EXERCISE>
Set down only those lines that fall from the line containing "Emit a Python" through the line containing "cum.append(cum[-1] + s / total)", unchanged and without pictures.

EXTRACTED RECORDS>
================================

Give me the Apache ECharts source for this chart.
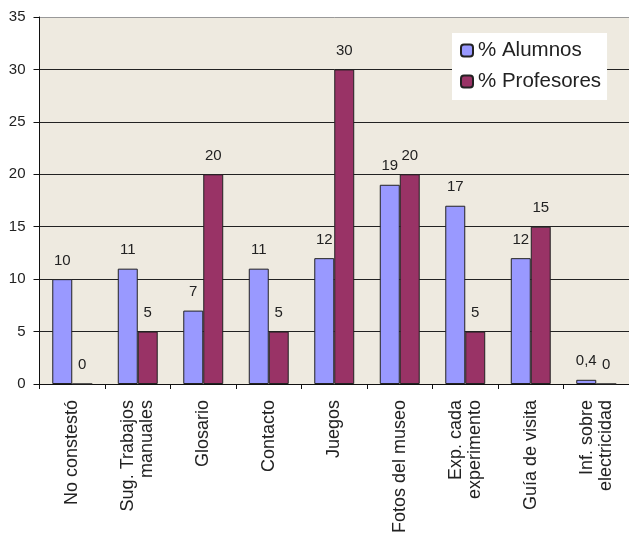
<!DOCTYPE html>
<html>
<head>
<meta charset="utf-8">
<script src="https://cdn.jsdelivr.net/npm/echarts@6/dist/echarts.min.js"></script>
<style>
html,body{margin:0;padding:0;background:#fff;}
#c{width:629px;height:539px;}
</style>
</head>
<body>
<div id="c"></div>
<script>
const categories = ['No constestó', 'Sug. Trabajos\nmanuales', 'Glosario', 'Contacto', 'Juegos', 'Fotos del museo', 'Exp. cada\nexperimento', 'Guía de visita', 'Inf. sobre\nelectricidad'];
const alumnos = [10, 11, 7, 11, 12, 19, 17, 12, 0.4];
const profesores = [0, 5, 20, 5, 30, 20, 5, 15, 0];
const yTicks = [0, 5, 10, 15, 20, 25, 30, 35];

const FONT = '"Liberation Sans", Arial, sans-serif';
const chart = echarts.init(document.getElementById('c'), null, {renderer: 'canvas'});
const labelCfg = {
  show: true, position: 'top', distance: 11,
  fontFamily: FONT, fontSize: 15, color: '#222',
  formatter: p => String(p.value).replace('.', ',')
};
chart.setOption({
  animation: false,
  textStyle: {fontFamily: FONT},
  grid: {left: 39.5, right: 0, top: 17, bottom: 155, show: true, backgroundColor: '#EEEAE0', borderWidth: 0},
  legend: {
    orient: 'vertical', left: 452, top: 33,
    backgroundColor: '#fff', padding: [7, 6, 8, 8],
    itemWidth: 12, itemHeight: 12, itemGap: 10,
    textStyle: {fontFamily: FONT, fontSize: 20.5, color: '#222', lineHeight: 20},
    data: ['% Alumnos', '% Profesores']
  },
  xAxis: {
    type: 'category', data: categories,
    axisLine: {lineStyle: {color: '#111', width: 1}},
    axisTick: {show: true, interval: 0, length: 5, lineStyle: {color: '#111'}},
    axisLabel: {rotate: 90, interval: 0, margin: 16, fontFamily: FONT, fontSize: 18, lineHeight: 19, color: '#222'}
  },
  yAxis: {
    type: 'value', min: yTicks[0], max: yTicks[yTicks.length - 1], interval: 5,
    axisLine: {show: true, lineStyle: {color: '#111', width: 1}},
    axisTick: {show: true, length: 6, lineStyle: {color: '#111'}},
    axisLabel: {margin: 14, fontFamily: FONT, fontSize: 15, color: '#222'},
    splitLine: {show: true, lineStyle: {color: ['#222', '#222', '#222', '#222', '#222', '#222', '#222', '#999'], width: 1}}
  },
  series: [
    {
      name: '% Alumnos', type: 'bar', data: alumnos,
      barGap: '0%', barCategoryGap: '39%',
      itemStyle: {color: '#9999FF', borderColor: '#222', borderWidth: 1},
      label: labelCfg
    },
    {
      name: '% Profesores', type: 'bar', data: profesores,
      barGap: '0%', barCategoryGap: '39%',
      itemStyle: {color: '#993366', borderColor: '#222', borderWidth: 1},
      label: labelCfg
    }
  ]
});
</script>
</body>
</html>
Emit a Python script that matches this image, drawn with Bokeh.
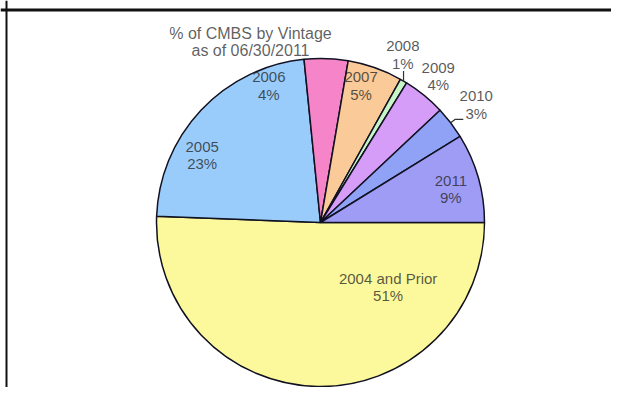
import math
from bokeh.plotting import figure
from bokeh.models import Range1d, ColumnDataSource, Span
from bokeh.core.properties import value
from bokeh.embed import file_html
from bokeh.resources import INLINE

# ---- data ----
categories = ["2004 and Prior", "2005", "2006", "2007", "2008", "2009", "2010", "2011"]
shares = [50.6, 22.8, 4.3, 5.4, 0.7, 4.2, 3.2, 8.8]
pct_labels = ["51%", "23%", "4%", "5%", "1%", "4%", "3%", "9%"]
title_lines = ["% of CMBS by Vintage", "as of 06/30/2011"]

# ---- styles / layout ----
colors = ["#FBF99B", "#99CCFA", "#F585C8", "#FACA98", "#C8F5C8", "#D59CF8", "#8FA2F6", "#9F9CF6"]
W, H = 611, 387
Y_TOP = 403
CX, CY, R = 320, 181, 164
# label placement: angle offset from slice middle (deg) and radius fraction
label_dang = [47.4, 13.6, 22.7, 2.9, 4.3, 0.4, -0.4, -1.6]
label_rf = [0.57, 0.83, 0.89, 0.87, 1.14, 1.145, 1.19, 0.82]
LINE_GAP = 8.5
FONT = "Liberation Sans"

total = sum(shares)
cum = [0.0]
for s in shares:
    cum.append(cum[-1] + s / total)

starts, ends, mids = [], [], []
for i in range(len(shares)):
    a0 = -cum[i + 1] * 2 * math.pi
    a1 = -cum[i] * 2 * math.pi
    starts.append(a0)
    ends.append(a1)
    mids.append((a0 + a1) / 2)

src = ColumnDataSource(dict(cat=categories, start=starts, end=ends, color=colors))

p = figure(width=W, height=H, x_range=Range1d(0, W), y_range=Range1d(Y_TOP - H, Y_TOP),
           output_backend="svg", toolbar_location=None, min_border=0,
           x_axis_location=None, y_axis_location=None)
p.grid.visible = False
p.outline_line_color = None
p.background_fill_color = "white"
p.border_fill_color = "white"

p.wedge(x=CX, y=CY, radius=R, start_angle="start", end_angle="end",
        fill_color="color", line_color="#111122", line_width=1.5, source=src)

# labels
yx, yy, px, py = [], [], [], []
for i in range(len(shares)):
    ang = mids[i] + math.radians(label_dang[i])
    lx = CX + label_rf[i] * R * math.cos(ang)
    ly = CY + label_rf[i] * R * math.sin(ang)
    yx.append(lx); yy.append(ly + LINE_GAP)
    px.append(lx); py.append(ly - LINE_GAP)

lab = ColumnDataSource(dict(yx=yx, yy=yy, px=px, py=py, cat=categories, pct=pct_labels))
for xs, ys, col in (("yx", "yy", "cat"), ("px", "py", "pct")):
    p.text(x=xs, y=ys, text=col, source=lab, text_align="center", text_baseline="middle",
           text_font=value(FONT), text_font_size="15px", text_color="#222222", text_alpha=0.75)

# leader lines for the small outside slices (2008, 2010)
i8 = categories.index("2008")
i10 = categories.index("2010")
ex8 = CX + R * math.cos(mids[i8]); ey8 = CY + R * math.sin(mids[i8])
ex10 = CX + R * math.cos(mids[i10]); ey10 = CY + R * math.sin(mids[i10])
kx10 = CX + 1.035 * R * math.cos(mids[i10]); ky10 = CY + 1.035 * R * math.sin(mids[i10])
p.multi_line(xs=[[ex8, ex8], [ex10, kx10, kx10 + 8]],
             ys=[[ey8, ey8 + 10], [ey10, ky10, ky10]],
             line_color="#333333", line_width=1.2)

# title
TX, TY = 250, 370
p.text(x=[TX, TX], y=[TY, TY - 17], text=title_lines, text_align="center", text_baseline="middle",
       text_font=value(FONT), text_font_size="16px", text_color="#222222", text_alpha=0.72)

# frame (top, left)
p.add_layout(Span(location=Y_TOP - 9.5, dimension="width", line_color="#111111", line_width=3))
p.add_layout(Span(location=6, dimension="height", line_color="#111111", line_width=2))

open("out.html", "w").write(file_html(p, INLINE))
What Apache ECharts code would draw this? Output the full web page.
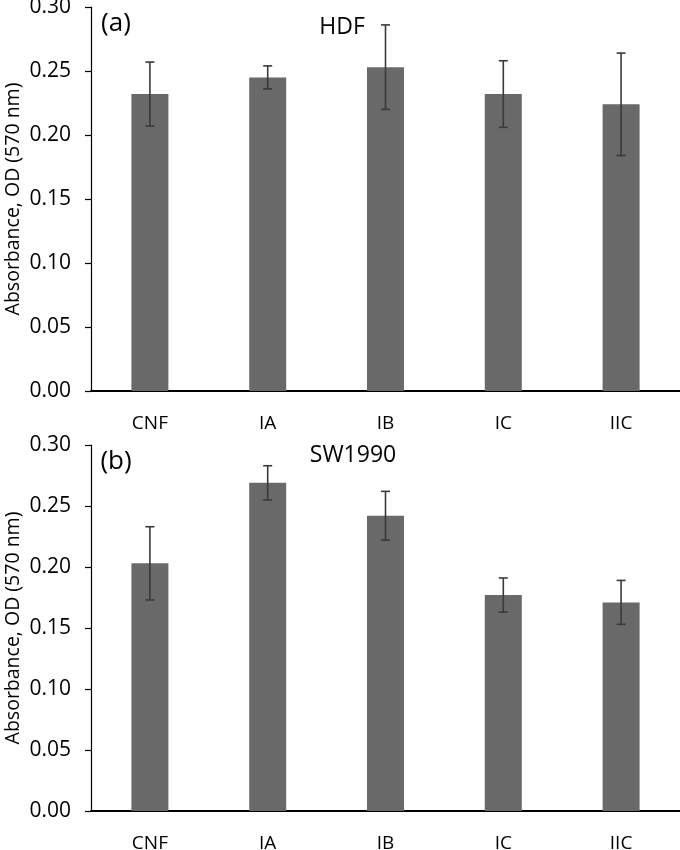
<!DOCTYPE html>
<html>
<head>
<meta charset="utf-8">
<script src="https://cdn.jsdelivr.net/npm/echarts@6/dist/echarts.min.js"></script>
<style>html,body{margin:0;padding:0;background:#fff}#c{width:680px;height:850px}</style>
</head>
<body>
<div id="c"></div>
<script>
const categories = ['CNF', 'IA', 'IB', 'IC', 'IIC'];
const hdfValues = [0.232, 0.245, 0.253, 0.232, 0.224];
const hdfErrors = [0.025, 0.009, 0.033, 0.026, 0.040];
const swValues = [0.203, 0.269, 0.242, 0.177, 0.171];
const swErrors = [0.030, 0.014, 0.020, 0.014, 0.018];
const yTicks = [0, 0.05, 0.10, 0.15, 0.20, 0.25, 0.30];
const panelTitles = ['HDF', 'SW1990'];
const panelTags = ['(a)', '(b)'];
const yName = 'Absorbance, OD (570 nm)';

const FONT = 'Open Sans';
const chart = echarts.init(document.getElementById('c'), null, {renderer: 'canvas'});

function errData(vals, errs) {
  return vals.map((v, i) => [i, v - errs[i], v + errs[i]]);
}
function errRender(params, api) {
  const x = api.value(0);
  const lo = api.coord([x, api.value(1)]);
  const hi = api.coord([x, api.value(2)]);
  const cw = 4.5;
  const st = {stroke: '#3a3a3a', lineWidth: 1.6};
  return {
    type: 'group',
    children: [
      {type: 'line', shape: {x1: hi[0], y1: hi[1], x2: lo[0], y2: lo[1]}, style: st},
      {type: 'line', shape: {x1: hi[0] - cw, y1: hi[1], x2: hi[0] + cw, y2: hi[1]}, style: st},
      {type: 'line', shape: {x1: lo[0] - cw, y1: lo[1], x2: lo[0] + cw, y2: lo[1]}, style: st}
    ]
  };
}

const grids = [
  {left: 91, right: 0, top: 7, height: 384, containLabel: false, outerBoundsMode: 'none'},
  {left: 91, right: 0, top: 445, height: 366, containLabel: false, outerBoundsMode: 'none'}
];

function xAxis(gi) {
  return {
    type: 'category', gridIndex: gi, data: categories,
    axisLine: {lineStyle: {color: '#000', width: 2}},
    axisTick: {show: false},
    axisLabel: {color: '#000', fontFamily: FONT, fontSize: 19, margin: 23}
  };
}
function yAxis(gi) {
  return {
    type: 'value', gridIndex: gi, min: 0, max: 0.30, interval: 0.05,
    name: yName, nameLocation: 'middle', nameGap: 68, nameMoveOverlap: false,
    nameTextStyle: {color: '#000', fontFamily: FONT, fontSize: 19.5},
    axisLine: {show: true, lineStyle: {color: '#000', width: 1.2}},
    axisTick: {show: true, inside: false, length: 6, lineStyle: {color: '#000', width: 1.2}},
    splitLine: {show: false},
    axisLabel: {color: '#000', fontFamily: FONT, fontSize: 21, margin: 20,
      formatter: v => v.toFixed(2)}
  };
}

function label(text, x, y, size) {
  return {type: 'text', x: x, y: y,
    style: {text: text, fontFamily: FONT, fontSize: size, fill: '#000', align: 'center', verticalAlign: 'middle'}};
}

const option = {
  animation: false,
  backgroundColor: '#fff',
  grid: grids,
  xAxis: [xAxis(0), xAxis(1)],
  yAxis: [yAxis(0), yAxis(1)],
  series: [
    {type: 'bar', xAxisIndex: 0, yAxisIndex: 0, data: hdfValues, barWidth: 37,
      itemStyle: {color: '#696969'}},
    {type: 'custom', xAxisIndex: 0, yAxisIndex: 0, data: errData(hdfValues, hdfErrors),
      renderItem: errRender, z: 5},
    {type: 'bar', xAxisIndex: 1, yAxisIndex: 1, data: swValues, barWidth: 37,
      itemStyle: {color: '#696969'}},
    {type: 'custom', xAxisIndex: 1, yAxisIndex: 1, data: errData(swValues, swErrors),
      renderItem: errRender, z: 5}
  ],
  graphic: [
    label(panelTitles[0], 342, 27, 23),
    label(panelTitles[1], 353, 455, 23),
    label(panelTags[0], 116, 24, 26),
    label(panelTags[1], 116, 462, 26)
  ]
};
chart.setOption(option);
</script>
</body>
</html>
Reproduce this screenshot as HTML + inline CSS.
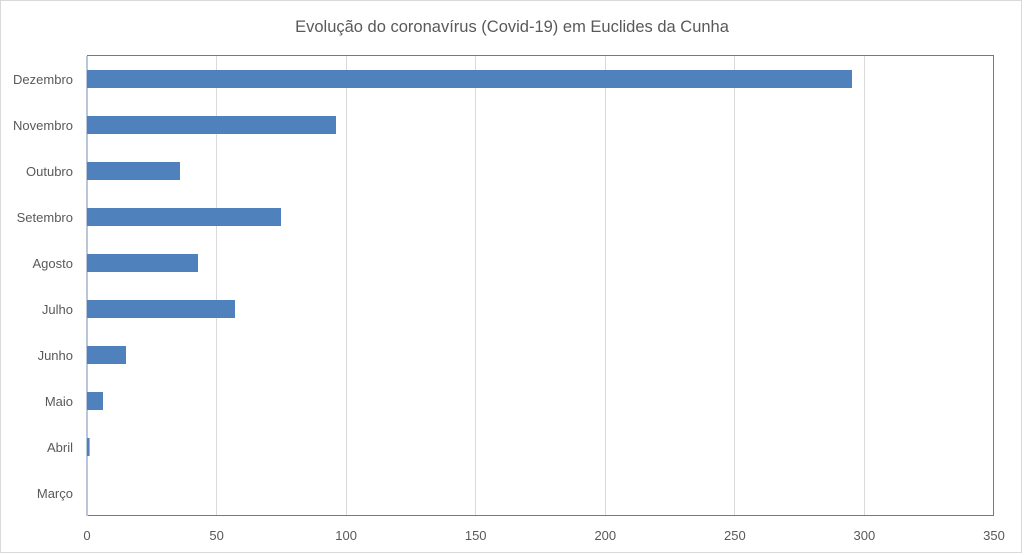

================================

EXERCISE RESPONSE>
Emit a Python script that matches this image, drawn with Bokeh.
import math
from bokeh.plotting import figure
from bokeh.models import Range1d, ColumnDataSource, Span
from bokeh.core.properties import value
from bokeh.embed import file_html
from bokeh.resources import INLINE

# ---- data ----
categories = ["2004 and Prior", "2005", "2006", "2007", "2008", "2009", "2010", "2011"]
shares = [50.6, 22.8, 4.3, 5.4, 0.7, 4.2, 3.2, 8.8]
pct_labels = ["51%", "23%", "4%", "5%", "1%", "4%", "3%", "9%"]
title_lines = ["% of CMBS by Vintage", "as of 06/30/2011"]

# ---- styles / layout ----
colors = ["#FBF99B", "#99CCFA", "#F585C8", "#FACA98", "#C8F5C8", "#D59CF8", "#8FA2F6", "#9F9CF6"]
W, H = 611, 387
Y_TOP = 403
CX, CY, R = 320, 181, 164
# label placement: angle offset from slice middle (deg) and radius fraction
label_dang = [47.4, 13.6, 22.7, 2.9, 4.3, 0.4, -0.4, -1.6]
label_rf = [0.57, 0.83, 0.89, 0.87, 1.14, 1.145, 1.19, 0.82]
LINE_GAP = 8.5
FONT = "Liberation Sans"

total = sum(shares)
cum = [0.0]
for s in shares:
    cum.append(cum[-1] + s / total)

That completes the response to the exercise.